Data shown:
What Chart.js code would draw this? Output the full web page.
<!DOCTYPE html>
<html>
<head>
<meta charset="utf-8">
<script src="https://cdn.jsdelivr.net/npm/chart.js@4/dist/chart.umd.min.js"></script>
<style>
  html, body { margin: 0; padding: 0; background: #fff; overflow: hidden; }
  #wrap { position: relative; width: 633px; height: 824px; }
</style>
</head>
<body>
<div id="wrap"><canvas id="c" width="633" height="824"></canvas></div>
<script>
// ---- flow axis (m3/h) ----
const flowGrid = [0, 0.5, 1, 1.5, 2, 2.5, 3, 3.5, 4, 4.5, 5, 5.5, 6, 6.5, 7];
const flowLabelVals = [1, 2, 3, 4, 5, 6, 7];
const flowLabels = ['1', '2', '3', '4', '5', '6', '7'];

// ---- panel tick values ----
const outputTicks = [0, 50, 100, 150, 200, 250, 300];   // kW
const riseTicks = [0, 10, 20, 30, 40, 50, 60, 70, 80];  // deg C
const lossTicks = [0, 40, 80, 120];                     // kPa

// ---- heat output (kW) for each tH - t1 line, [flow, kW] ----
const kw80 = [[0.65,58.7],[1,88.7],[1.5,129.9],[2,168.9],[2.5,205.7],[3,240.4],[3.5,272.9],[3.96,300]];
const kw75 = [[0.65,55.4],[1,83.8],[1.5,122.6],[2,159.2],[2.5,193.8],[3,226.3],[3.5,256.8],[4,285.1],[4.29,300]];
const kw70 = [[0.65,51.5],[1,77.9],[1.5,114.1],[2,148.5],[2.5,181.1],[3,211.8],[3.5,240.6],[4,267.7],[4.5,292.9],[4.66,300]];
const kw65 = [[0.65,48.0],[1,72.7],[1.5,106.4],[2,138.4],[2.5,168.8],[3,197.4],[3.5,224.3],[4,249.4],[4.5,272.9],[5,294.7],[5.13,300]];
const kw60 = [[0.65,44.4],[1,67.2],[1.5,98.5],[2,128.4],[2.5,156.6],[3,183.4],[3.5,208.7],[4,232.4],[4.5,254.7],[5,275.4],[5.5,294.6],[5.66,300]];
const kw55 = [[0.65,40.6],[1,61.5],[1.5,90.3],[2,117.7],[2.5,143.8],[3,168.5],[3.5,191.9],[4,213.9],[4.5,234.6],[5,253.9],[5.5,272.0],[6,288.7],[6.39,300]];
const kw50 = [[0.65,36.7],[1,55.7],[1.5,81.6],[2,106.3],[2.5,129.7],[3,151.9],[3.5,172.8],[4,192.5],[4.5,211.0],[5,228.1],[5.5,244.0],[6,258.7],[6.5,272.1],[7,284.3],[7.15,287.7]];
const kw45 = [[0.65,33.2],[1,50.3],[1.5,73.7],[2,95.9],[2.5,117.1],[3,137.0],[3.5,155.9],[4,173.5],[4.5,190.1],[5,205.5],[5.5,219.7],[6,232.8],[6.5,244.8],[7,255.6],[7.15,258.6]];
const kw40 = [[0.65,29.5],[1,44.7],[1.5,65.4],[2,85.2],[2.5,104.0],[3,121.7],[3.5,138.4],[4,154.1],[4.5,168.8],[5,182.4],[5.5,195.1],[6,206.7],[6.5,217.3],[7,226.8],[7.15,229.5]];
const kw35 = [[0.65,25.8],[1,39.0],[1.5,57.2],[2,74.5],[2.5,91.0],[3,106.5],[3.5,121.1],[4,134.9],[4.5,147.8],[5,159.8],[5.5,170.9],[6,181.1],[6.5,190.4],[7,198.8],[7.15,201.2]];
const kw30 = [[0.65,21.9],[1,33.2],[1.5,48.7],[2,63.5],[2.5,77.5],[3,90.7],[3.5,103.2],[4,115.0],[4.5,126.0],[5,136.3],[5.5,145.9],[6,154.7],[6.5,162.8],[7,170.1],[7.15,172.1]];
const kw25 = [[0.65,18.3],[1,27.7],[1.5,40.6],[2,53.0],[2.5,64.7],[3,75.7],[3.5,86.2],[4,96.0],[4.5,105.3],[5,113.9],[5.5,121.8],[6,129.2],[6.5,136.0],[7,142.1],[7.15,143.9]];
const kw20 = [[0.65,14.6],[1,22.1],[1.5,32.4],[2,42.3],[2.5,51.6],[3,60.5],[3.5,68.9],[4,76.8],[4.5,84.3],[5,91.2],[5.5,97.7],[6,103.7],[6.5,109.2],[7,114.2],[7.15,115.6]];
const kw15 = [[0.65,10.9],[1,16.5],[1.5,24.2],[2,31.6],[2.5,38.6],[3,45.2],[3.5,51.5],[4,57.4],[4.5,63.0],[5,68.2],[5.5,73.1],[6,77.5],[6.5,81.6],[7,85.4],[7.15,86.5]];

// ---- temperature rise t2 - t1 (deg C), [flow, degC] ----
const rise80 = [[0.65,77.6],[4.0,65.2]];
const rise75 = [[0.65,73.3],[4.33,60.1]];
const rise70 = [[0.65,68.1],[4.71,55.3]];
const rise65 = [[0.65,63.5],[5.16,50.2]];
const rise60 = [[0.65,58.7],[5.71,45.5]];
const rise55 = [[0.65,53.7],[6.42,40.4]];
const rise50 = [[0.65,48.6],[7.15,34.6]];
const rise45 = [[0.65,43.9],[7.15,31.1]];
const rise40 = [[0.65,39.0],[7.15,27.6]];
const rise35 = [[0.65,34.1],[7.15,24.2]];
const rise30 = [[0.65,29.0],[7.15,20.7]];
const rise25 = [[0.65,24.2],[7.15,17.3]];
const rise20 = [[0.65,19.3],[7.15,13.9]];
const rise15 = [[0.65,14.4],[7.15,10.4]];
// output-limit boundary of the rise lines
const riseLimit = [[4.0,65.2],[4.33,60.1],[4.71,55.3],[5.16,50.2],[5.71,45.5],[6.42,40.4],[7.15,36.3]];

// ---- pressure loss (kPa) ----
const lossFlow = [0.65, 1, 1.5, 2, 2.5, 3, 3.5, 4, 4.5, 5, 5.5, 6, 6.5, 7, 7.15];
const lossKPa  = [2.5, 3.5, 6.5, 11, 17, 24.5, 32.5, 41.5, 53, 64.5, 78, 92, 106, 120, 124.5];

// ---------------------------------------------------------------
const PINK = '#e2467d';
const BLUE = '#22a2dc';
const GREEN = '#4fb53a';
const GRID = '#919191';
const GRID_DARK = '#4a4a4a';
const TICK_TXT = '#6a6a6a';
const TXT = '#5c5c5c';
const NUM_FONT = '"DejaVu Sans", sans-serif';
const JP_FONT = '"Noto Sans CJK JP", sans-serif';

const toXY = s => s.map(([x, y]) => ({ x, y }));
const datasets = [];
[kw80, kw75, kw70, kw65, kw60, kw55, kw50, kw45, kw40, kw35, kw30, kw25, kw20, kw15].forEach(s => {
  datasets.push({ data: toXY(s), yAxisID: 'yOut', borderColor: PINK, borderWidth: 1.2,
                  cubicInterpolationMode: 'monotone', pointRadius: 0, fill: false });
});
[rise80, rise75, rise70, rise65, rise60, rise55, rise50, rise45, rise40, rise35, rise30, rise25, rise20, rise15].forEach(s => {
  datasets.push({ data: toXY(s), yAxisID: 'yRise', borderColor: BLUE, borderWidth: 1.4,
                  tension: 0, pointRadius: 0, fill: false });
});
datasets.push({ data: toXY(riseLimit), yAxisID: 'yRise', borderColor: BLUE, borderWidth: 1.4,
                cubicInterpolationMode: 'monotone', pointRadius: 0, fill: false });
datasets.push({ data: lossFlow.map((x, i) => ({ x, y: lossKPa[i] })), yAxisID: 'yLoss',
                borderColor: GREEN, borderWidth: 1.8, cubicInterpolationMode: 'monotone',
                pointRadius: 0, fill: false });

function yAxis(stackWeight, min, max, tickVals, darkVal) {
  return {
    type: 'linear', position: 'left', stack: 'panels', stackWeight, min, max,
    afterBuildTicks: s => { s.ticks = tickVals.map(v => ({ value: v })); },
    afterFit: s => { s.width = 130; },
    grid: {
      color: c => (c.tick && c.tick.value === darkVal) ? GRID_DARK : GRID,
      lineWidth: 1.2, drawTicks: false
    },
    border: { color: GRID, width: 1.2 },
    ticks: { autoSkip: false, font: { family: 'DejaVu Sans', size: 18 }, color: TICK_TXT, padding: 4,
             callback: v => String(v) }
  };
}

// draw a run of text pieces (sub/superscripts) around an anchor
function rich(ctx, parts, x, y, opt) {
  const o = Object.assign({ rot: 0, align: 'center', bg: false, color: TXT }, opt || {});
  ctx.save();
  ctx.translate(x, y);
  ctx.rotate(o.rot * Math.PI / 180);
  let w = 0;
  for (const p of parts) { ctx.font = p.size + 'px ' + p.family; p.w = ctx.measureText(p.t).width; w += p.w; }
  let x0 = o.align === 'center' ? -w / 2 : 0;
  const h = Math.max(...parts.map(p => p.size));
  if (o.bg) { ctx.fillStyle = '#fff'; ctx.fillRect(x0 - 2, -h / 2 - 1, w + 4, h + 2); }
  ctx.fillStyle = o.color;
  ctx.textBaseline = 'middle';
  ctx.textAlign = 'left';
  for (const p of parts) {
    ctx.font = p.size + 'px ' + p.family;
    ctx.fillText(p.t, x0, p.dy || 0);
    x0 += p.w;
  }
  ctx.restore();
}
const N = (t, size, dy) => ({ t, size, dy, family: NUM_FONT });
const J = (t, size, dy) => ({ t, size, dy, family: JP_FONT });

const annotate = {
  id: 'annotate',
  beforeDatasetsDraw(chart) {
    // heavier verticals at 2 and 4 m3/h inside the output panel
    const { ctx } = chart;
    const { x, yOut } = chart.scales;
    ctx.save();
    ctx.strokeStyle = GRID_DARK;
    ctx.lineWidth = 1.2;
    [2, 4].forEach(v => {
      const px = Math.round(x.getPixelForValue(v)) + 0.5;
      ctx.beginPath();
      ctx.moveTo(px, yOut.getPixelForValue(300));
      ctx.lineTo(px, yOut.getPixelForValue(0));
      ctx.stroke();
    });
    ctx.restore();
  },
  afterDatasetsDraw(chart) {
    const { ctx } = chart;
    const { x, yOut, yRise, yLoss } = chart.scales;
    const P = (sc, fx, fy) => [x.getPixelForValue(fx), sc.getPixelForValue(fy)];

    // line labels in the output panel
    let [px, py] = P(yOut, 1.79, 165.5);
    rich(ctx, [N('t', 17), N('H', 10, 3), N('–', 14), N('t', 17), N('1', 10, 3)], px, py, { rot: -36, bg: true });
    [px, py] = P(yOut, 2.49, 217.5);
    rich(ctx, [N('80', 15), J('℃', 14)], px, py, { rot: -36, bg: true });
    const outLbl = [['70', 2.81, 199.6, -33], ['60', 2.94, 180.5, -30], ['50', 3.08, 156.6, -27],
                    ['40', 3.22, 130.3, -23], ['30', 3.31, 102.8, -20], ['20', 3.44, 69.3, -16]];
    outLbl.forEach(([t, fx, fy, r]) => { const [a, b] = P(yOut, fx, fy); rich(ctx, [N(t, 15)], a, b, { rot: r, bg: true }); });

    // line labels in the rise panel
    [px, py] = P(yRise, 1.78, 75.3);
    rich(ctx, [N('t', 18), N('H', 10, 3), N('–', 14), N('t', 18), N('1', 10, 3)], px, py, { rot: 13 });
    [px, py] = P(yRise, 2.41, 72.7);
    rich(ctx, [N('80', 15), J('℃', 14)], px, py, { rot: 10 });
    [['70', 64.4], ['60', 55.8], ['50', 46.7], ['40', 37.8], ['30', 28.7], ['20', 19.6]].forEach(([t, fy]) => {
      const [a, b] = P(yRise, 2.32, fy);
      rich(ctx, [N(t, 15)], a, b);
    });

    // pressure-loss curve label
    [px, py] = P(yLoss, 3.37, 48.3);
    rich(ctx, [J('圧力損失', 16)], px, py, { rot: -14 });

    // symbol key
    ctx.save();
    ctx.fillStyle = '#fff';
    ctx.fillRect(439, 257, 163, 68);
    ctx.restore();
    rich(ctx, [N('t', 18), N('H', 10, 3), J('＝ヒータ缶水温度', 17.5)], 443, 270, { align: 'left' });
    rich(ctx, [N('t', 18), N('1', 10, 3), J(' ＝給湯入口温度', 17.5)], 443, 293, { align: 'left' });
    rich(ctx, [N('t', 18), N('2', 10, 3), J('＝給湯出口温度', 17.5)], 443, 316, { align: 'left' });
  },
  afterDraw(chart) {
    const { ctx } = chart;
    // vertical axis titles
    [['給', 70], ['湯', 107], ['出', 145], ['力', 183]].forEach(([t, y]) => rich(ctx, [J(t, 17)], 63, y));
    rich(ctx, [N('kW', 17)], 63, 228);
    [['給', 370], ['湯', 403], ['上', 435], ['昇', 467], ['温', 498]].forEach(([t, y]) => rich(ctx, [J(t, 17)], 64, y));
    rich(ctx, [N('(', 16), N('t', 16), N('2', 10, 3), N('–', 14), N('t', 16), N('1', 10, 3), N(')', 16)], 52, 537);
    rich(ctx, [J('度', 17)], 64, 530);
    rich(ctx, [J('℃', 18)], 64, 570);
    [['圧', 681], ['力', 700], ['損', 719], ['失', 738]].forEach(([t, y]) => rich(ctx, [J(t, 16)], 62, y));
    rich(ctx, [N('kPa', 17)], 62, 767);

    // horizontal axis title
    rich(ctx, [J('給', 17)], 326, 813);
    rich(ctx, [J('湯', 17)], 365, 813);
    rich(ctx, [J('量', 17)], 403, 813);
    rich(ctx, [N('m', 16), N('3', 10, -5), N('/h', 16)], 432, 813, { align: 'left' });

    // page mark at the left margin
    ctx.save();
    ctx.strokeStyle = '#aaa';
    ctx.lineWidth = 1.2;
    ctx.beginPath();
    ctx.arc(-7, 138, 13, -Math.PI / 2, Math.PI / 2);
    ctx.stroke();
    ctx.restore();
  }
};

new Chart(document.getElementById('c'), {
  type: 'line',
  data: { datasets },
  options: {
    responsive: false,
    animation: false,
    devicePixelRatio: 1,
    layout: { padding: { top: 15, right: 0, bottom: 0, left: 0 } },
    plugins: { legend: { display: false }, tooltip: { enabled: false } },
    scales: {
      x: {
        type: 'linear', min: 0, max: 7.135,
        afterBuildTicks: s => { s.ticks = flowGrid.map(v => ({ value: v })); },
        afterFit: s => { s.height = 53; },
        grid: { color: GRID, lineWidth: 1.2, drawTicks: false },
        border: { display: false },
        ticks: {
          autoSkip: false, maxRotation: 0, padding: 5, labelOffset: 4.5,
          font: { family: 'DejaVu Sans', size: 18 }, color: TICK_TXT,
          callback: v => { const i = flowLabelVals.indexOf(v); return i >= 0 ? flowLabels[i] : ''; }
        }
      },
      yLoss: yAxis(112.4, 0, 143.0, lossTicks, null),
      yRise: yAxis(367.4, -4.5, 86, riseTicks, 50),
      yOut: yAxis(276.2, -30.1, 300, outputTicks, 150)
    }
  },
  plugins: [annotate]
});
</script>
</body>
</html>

* * *

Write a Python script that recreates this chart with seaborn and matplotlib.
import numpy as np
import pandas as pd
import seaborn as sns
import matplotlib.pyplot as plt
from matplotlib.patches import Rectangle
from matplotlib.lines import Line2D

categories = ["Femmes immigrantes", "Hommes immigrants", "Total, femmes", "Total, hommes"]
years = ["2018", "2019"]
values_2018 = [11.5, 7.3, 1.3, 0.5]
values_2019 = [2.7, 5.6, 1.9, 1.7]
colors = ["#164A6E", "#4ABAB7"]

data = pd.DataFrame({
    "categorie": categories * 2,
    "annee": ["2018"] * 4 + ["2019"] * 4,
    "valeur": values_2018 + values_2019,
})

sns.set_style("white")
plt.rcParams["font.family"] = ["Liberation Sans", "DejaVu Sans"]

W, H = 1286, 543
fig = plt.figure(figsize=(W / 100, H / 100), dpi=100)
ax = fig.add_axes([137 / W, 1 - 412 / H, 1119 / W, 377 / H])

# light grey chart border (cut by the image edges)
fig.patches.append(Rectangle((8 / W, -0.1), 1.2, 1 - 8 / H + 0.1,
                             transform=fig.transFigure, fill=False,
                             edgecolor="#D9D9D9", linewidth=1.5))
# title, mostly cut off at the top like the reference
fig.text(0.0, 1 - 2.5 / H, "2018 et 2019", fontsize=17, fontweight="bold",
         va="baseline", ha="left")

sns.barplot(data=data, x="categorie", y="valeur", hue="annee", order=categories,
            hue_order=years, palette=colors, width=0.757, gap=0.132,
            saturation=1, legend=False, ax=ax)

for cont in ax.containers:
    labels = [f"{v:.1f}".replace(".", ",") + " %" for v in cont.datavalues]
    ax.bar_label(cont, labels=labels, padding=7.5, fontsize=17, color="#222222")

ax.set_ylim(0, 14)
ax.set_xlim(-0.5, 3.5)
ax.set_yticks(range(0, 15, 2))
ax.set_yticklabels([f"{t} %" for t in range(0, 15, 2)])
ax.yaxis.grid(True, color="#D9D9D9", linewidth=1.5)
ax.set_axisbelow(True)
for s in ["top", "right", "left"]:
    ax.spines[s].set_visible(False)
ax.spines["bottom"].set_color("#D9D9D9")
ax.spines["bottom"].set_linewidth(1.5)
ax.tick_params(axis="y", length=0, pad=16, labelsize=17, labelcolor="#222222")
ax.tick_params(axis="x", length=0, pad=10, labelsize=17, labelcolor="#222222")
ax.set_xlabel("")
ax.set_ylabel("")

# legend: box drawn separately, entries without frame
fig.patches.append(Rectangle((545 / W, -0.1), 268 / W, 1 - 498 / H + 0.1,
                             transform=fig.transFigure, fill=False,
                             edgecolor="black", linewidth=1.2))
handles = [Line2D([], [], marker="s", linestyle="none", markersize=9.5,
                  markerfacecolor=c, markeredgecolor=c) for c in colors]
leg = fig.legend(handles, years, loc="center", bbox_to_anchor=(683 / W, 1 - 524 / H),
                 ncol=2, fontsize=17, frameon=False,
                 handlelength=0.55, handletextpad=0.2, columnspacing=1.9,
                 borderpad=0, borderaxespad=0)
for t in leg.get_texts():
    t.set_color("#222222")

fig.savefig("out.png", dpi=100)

---

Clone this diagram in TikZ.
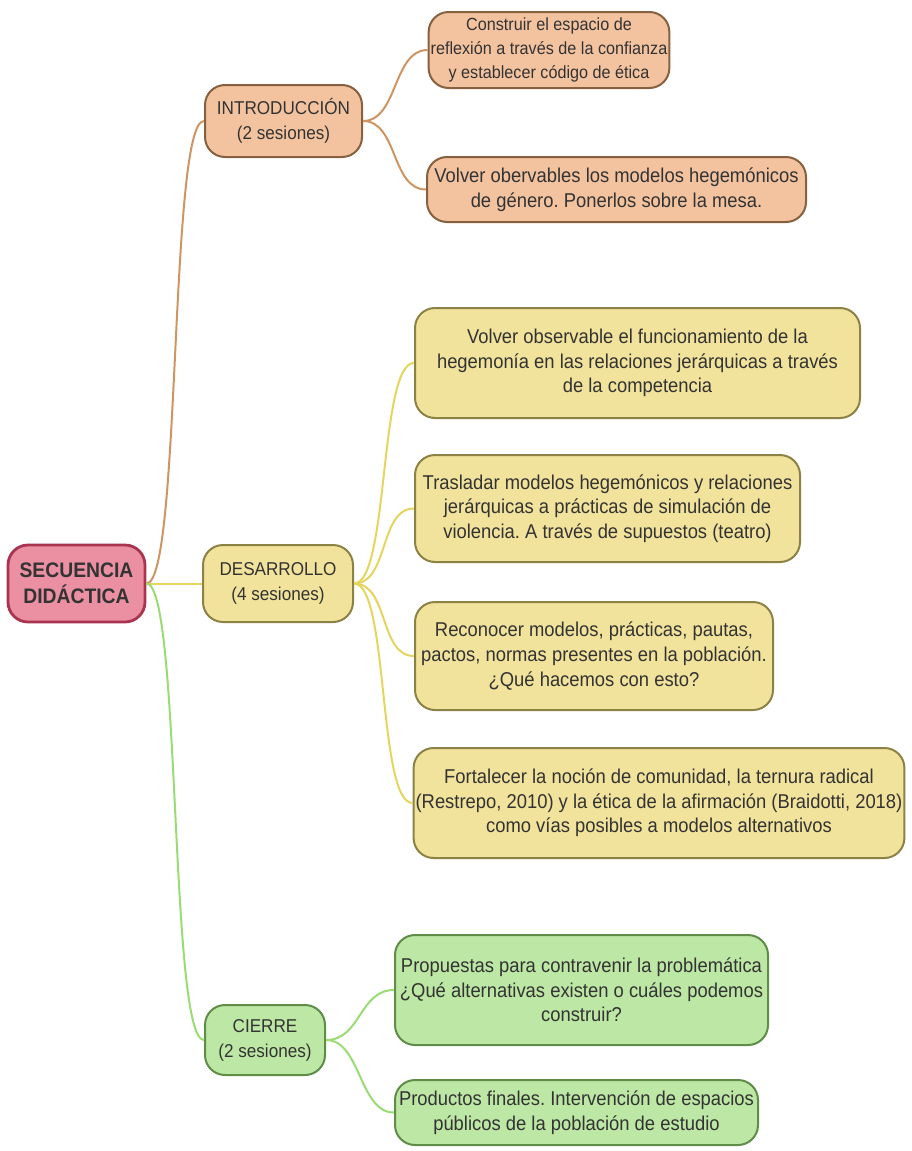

Work instructions: Which lines hold the word "this"? Copy each of them from the records.

Result:
What Chart.js code would draw this? Output the full web page.
Write a Python script that recreates this chart with seaborn and matplotlib.
Clone this diagram in TikZ.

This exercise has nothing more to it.